The minister is thus proposing that migrants from EU countries without the means to support themselves would lose, after three months, the right to stay in the Netherlands. The Poles and Romanians – but Germans and French citizens too – who remain jobless for three months would have to say goodbye to the land of windmills and tulips.

In addition, all migrant workers from EU countries would have to register with the immigration offices. Local authorities would then be responsible for checking their housing conditions (cases are known of up to twenty Polish and Romanian migrants living crammed together in one apartment). For employers who defraud migrants with their offers of “food and housing” at inflated prices, punishments will be severe. Kamp also wants access to social benefits to be reserved for people who master the Dutch language.

The Polish government has been quick to react, declaring that many proposals of the Dutch minister border on discrimination. “We are disappointed, and we hope that discriminatory laws will not come into force in the Kingdom of the Netherlands. We also expect the European Commission to look very carefully at this case,” the spokesman for the Polish Ministry of Foreign Affairs, Marcin Bosacki, said recently.

The Polish Ministry of Foreign Affairs has sent to The Hague an official letter stating that the idea of deporting unemployed Poles from the Netherlands calls into question one of the fundamental freedoms of the EU, that of the free movement of people. On this point, Warsaw is counting on the support of Brussels. Moreover, in late February, Viviane Reding, the Vice President of the European Commission responsible for Justice, Fundamental Rights and Citizenship, warned The Hague against any attempt to violate the community rules.

The attitude of the Dutch has angered Polish organisations inside the Netherlands.
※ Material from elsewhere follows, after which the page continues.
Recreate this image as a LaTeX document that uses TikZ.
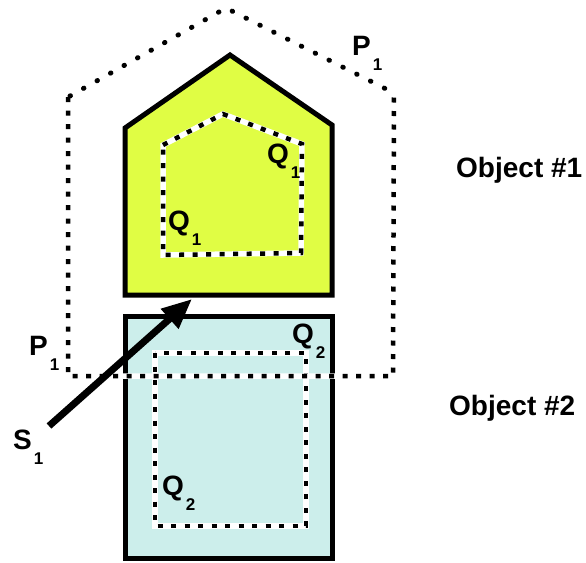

Małgorzata Bos-Karczewska, operator of the Polish community website portal Polonia.nl and president of the Association of Polish Experts in the Netherlands (STEP), published a scathing article on the hypocrisy of the Dutch in the prestigious daily NRC Handelsblad. Entitling her paper “Work or down your tools!”, she advises Poles in the Netherlands to move to Germany, which will open up its labour market in May 2011.

Producers in the southern Netherlands are crying out in dismay. If the Poles leave, they warn, there will be nobody to pick strawberries and apples: just the Dutch, who are unwilling to “stick their hands in the dirt”.